## Dataset excerpt

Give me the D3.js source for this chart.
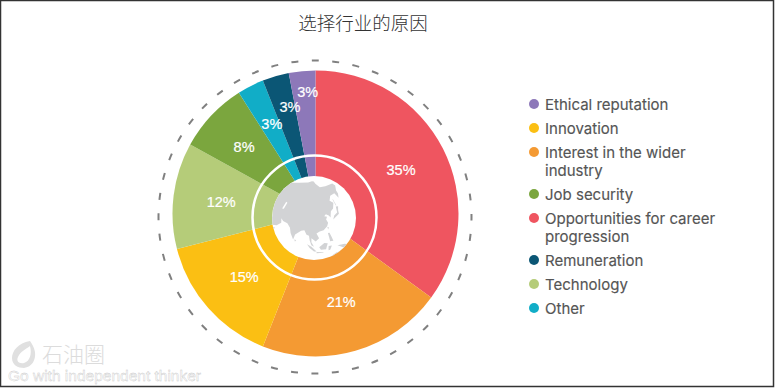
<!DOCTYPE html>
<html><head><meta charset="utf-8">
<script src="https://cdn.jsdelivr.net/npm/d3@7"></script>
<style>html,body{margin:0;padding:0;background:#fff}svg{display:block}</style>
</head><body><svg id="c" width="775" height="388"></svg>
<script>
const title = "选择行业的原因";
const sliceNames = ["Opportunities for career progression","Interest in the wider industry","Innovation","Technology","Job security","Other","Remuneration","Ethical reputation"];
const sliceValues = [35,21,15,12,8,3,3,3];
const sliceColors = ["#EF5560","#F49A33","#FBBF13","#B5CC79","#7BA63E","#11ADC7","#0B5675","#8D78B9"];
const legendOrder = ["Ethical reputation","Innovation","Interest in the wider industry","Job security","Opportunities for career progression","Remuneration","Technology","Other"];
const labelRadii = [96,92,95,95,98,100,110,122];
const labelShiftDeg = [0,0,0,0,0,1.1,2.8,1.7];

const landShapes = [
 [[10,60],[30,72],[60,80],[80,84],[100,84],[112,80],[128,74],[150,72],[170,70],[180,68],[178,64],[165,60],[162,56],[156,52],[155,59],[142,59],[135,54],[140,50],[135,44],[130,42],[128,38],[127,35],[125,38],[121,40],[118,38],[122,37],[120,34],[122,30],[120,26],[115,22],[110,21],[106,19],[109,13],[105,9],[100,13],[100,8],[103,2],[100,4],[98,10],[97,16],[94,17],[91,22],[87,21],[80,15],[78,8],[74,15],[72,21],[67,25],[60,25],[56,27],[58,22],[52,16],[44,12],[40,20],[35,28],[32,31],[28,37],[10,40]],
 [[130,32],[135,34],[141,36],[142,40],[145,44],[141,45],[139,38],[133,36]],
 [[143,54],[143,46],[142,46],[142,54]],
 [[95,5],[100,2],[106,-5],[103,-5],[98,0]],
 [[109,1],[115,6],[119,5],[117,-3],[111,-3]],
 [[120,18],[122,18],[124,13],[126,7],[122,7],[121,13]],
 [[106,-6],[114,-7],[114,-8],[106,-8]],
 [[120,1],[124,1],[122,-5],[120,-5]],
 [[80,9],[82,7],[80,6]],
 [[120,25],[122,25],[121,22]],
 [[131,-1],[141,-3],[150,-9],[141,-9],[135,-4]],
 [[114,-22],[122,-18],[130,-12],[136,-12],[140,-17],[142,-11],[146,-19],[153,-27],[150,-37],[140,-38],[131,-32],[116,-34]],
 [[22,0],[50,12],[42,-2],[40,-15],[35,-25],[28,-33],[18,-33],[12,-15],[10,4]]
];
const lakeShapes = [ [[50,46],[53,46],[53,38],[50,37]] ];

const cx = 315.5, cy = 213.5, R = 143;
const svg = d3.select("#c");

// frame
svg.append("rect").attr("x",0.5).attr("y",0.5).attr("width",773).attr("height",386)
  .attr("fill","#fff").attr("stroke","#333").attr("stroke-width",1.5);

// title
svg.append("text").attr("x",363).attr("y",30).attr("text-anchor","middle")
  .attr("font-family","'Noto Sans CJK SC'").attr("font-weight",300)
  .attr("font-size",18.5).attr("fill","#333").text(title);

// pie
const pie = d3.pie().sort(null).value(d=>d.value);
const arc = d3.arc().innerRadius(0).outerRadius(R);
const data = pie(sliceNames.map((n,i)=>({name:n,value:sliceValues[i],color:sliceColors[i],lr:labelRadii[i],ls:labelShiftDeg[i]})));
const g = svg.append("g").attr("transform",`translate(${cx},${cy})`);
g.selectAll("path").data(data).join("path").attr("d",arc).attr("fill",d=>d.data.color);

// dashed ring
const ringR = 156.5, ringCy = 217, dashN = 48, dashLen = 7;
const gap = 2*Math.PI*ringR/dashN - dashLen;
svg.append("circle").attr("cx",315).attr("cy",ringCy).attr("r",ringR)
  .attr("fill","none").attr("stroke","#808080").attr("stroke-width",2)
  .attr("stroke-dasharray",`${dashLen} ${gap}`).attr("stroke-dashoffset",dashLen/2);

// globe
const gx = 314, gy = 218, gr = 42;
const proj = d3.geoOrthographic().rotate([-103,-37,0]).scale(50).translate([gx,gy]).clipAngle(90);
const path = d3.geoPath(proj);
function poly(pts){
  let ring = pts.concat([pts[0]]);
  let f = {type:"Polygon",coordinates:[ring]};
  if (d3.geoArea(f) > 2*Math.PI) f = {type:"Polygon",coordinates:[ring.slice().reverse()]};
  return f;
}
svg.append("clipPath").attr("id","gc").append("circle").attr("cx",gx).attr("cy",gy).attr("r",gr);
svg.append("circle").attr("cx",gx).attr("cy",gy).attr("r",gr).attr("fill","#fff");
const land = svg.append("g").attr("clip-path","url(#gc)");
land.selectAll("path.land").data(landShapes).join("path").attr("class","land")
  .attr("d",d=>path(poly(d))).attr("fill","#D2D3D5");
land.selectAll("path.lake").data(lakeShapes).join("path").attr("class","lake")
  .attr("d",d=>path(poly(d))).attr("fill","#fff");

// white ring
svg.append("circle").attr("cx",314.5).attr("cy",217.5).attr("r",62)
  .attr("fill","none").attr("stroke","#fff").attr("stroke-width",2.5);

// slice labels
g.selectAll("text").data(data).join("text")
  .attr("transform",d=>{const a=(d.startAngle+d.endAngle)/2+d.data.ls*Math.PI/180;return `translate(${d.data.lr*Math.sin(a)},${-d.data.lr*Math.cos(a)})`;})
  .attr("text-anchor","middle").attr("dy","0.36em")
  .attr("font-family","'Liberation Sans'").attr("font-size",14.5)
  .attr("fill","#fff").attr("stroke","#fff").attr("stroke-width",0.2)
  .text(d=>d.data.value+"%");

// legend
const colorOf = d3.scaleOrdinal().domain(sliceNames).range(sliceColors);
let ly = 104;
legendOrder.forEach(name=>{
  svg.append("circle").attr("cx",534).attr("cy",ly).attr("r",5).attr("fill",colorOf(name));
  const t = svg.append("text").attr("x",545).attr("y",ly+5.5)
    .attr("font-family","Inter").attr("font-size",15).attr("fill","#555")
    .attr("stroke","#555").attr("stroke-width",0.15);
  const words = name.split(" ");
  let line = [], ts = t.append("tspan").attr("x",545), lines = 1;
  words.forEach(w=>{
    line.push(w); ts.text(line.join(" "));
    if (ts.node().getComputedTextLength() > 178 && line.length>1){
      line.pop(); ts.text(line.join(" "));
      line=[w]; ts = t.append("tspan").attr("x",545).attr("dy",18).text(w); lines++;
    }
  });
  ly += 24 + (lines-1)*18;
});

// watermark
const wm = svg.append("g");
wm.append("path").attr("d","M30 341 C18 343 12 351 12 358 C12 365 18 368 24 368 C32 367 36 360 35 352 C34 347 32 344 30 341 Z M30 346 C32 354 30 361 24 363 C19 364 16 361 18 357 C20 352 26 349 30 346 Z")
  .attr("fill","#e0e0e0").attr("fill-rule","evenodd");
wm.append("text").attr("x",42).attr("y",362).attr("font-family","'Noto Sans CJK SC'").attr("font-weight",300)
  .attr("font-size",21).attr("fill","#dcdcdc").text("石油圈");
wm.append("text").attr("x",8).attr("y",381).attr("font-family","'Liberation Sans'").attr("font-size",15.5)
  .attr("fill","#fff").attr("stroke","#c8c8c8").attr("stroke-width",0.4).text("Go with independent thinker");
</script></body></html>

## What is required
Transcribe all the lines above exactly, apart from the pictures.

## In response
Give me the D3.js source for this chart.
<!DOCTYPE html>
<html><head><meta charset="utf-8">
<script src="https://cdn.jsdelivr.net/npm/d3@7"></script>
<style>html,body{margin:0;padding:0;background:#fff}svg{display:block}</style>
</head><body><svg id="c" width="775" height="388"></svg>
<script>
const title = "选择行业的原因";
const sliceNames = ["Opportunities for career progression","Interest in the wider industry","Innovation","Technology","Job security","Other","Remuneration","Ethical reputation"];
const sliceValues = [35,21,15,12,8,3,3,3];
const sliceColors = ["#EF5560","#F49A33","#FBBF13","#B5CC79","#7BA63E","#11ADC7","#0B5675","#8D78B9"];
const legendOrder = ["Ethical reputation","Innovation","Interest in the wider industry","Job security","Opportunities for career progression","Remuneration","Technology","Other"];
const labelRadii = [96,92,95,95,98,100,110,122];
const labelShiftDeg = [0,0,0,0,0,1.1,2.8,1.7];

const landShapes = [
 [[10,60],[30,72],[60,80],[80,84],[100,84],[112,80],[128,74],[150,72],[170,70],[180,68],[178,64],[165,60],[162,56],[156,52],[155,59],[142,59],[135,54],[140,50],[135,44],[130,42],[128,38],[127,35],[125,38],[121,40],[118,38],[122,37],[120,34],[122,30],[120,26],[115,22],[110,21],[106,19],[109,13],[105,9],[100,13],[100,8],[103,2],[100,4],[98,10],[97,16],[94,17],[91,22],[87,21],[80,15],[78,8],[74,15],[72,21],[67,25],[60,25],[56,27],[58,22],[52,16],[44,12],[40,20],[35,28],[32,31],[28,37],[10,40]],
 [[130,32],[135,34],[141,36],[142,40],[145,44],[141,45],[139,38],[133,36]],
 [[143,54],[143,46],[142,46],[142,54]],
 [[95,5],[100,2],[106,-5],[103,-5],[98,0]],
 [[109,1],[115,6],[119,5],[117,-3],[111,-3]],
 [[120,18],[122,18],[124,13],[126,7],[122,7],[121,13]],
 [[106,-6],[114,-7],[114,-8],[106,-8]],
 [[120,1],[124,1],[122,-5],[120,-5]],
 [[80,9],[82,7],[80,6]],
 [[120,25],[122,25],[121,22]],
 [[131,-1],[141,-3],[150,-9],[141,-9],[135,-4]],
 [[114,-22],[122,-18],[130,-12],[136,-12],[140,-17],[142,-11],[146,-19],[153,-27],[150,-37],[140,-38],[131,-32],[116,-34]],
 [[22,0],[50,12],[42,-2],[40,-15],[35,-25],[28,-33],[18,-33],[12,-15],[10,4]]
];
const lakeShapes = [ [[50,46],[53,46],[53,38],[50,37]] ];

const cx = 315.5, cy = 213.5, R = 143;
const svg = d3.select("#c");

// frame
svg.append("rect").attr("x",0.5).attr("y",0.5).attr("width",773).attr("height",386)
  .attr("fill","#fff").attr("stroke","#333").attr("stroke-width",1.5);

// title
svg.append("text").attr("x",363).attr("y",30).attr("text-anchor","middle")
  .attr("font-family","'Noto Sans CJK SC'").attr("font-weight",300)
  .attr("font-size",18.5).attr("fill","#333").text(title);

// pie
const pie = d3.pie().sort(null).value(d=>d.value);
const arc = d3.arc().innerRadius(0).outerRadius(R);
const data = pie(sliceNames.map((n,i)=>({name:n,value:sliceValues[i],color:sliceColors[i],lr:labelRadii[i],ls:labelShiftDeg[i]})));
const g = svg.append("g").attr("transform",`translate(${cx},${cy})`);
g.selectAll("path").data(data).join("path").attr("d",arc).attr("fill",d=>d.data.color);

// dashed ring
const ringR = 156.5, ringCy = 217, dashN = 48, dashLen = 7;
const gap = 2*Math.PI*ringR/dashN - dashLen;
svg.append("circle").attr("cx",315).attr("cy",ringCy).attr("r",ringR)
  .attr("fill","none").attr("stroke","#808080").attr("stroke-width",2)
  .attr("stroke-dasharray",`${dashLen} ${gap}`).attr("stroke-dashoffset",dashLen/2);

// globe
const gx = 314, gy = 218, gr = 42;
const proj = d3.geoOrthographic().rotate([-103,-37,0]).scale(50).translate([gx,gy]).clipAngle(90);
const path = d3.geoPath(proj);
function poly(pts){
  let ring = pts.concat([pts[0]]);
  let f = {type:"Polygon",coordinates:[ring]};
  if (d3.geoArea(f) > 2*Math.PI) f = {type:"Polygon",coordinates:[ring.slice().reverse()]};
  return f;
}
svg.append("clipPath").attr("id","gc").append("circle").attr("cx",gx).attr("cy",gy).attr("r",gr);
svg.append("circle").attr("cx",gx).attr("cy",gy).attr("r",gr).attr("fill","#fff");
const land = svg.append("g").attr("clip-path","url(#gc)");
land.selectAll("path.land").data(landShapes).join("path").attr("class","land")
  .attr("d",d=>path(poly(d))).attr("fill","#D2D3D5");
land.selectAll("path.lake").data(lakeShapes).join("path").attr("class","lake")
  .attr("d",d=>path(poly(d))).attr("fill","#fff");

// white ring
svg.append("circle").attr("cx",314.5).attr("cy",217.5).attr("r",62)
  .attr("fill","none").attr("stroke","#fff").attr("stroke-width",2.5);

// slice labels
g.selectAll("text").data(data).join("text")
  .attr("transform",d=>{const a=(d.startAngle+d.endAngle)/2+d.data.ls*Math.PI/180;return `translate(${d.data.lr*Math.sin(a)},${-d.data.lr*Math.cos(a)})`;})
  .attr("text-anchor","middle").attr("dy","0.36em")
  .attr("font-family","'Liberation Sans'").attr("font-size",14.5)
  .attr("fill","#fff").attr("stroke","#fff").attr("stroke-width",0.2)
  .text(d=>d.data.value+"%");

// legend
const colorOf = d3.scaleOrdinal().domain(sliceNames).range(sliceColors);
let ly = 104;
legendOrder.forEach(name=>{
  svg.append("circle").attr("cx",534).attr("cy",ly).attr("r",5).attr("fill",colorOf(name));
  const t = svg.append("text").attr("x",545).attr("y",ly+5.5)
    .attr("font-family","Inter").attr("font-size",15).attr("fill","#555")
    .attr("stroke","#555").attr("stroke-width",0.15);
  const words = name.split(" ");
  let line = [], ts = t.append("tspan").attr("x",545), lines = 1;
  words.forEach(w=>{
    line.push(w); ts.text(line.join(" "));
    if (ts.node().getComputedTextLength() > 178 && line.length>1){
      line.pop(); ts.text(line.join(" "));
      line=[w]; ts = t.append("tspan").attr("x",545).attr("dy",18).text(w); lines++;
    }
  });
  ly += 24 + (lines-1)*18;
});

// watermark
const wm = svg.append("g");
wm.append("path").attr("d","M30 341 C18 343 12 351 12 358 C12 365 18 368 24 368 C32 367 36 360 35 352 C34 347 32 344 30 341 Z M30 346 C32 354 30 361 24 363 C19 364 16 361 18 357 C20 352 26 349 30 346 Z")
  .attr("fill","#e0e0e0").attr("fill-rule","evenodd");
wm.append("text").attr("x",42).attr("y",362).attr("font-family","'Noto Sans CJK SC'").attr("font-weight",300)
  .attr("font-size",21).attr("fill","#dcdcdc").text("石油圈");
wm.append("text").attr("x",8).attr("y",381).attr("font-family","'Liberation Sans'").attr("font-size",15.5)
  .attr("fill","#fff").attr("stroke","#c8c8c8").attr("stroke-width",0.4).text("Go with independent thinker");
</script></body></html>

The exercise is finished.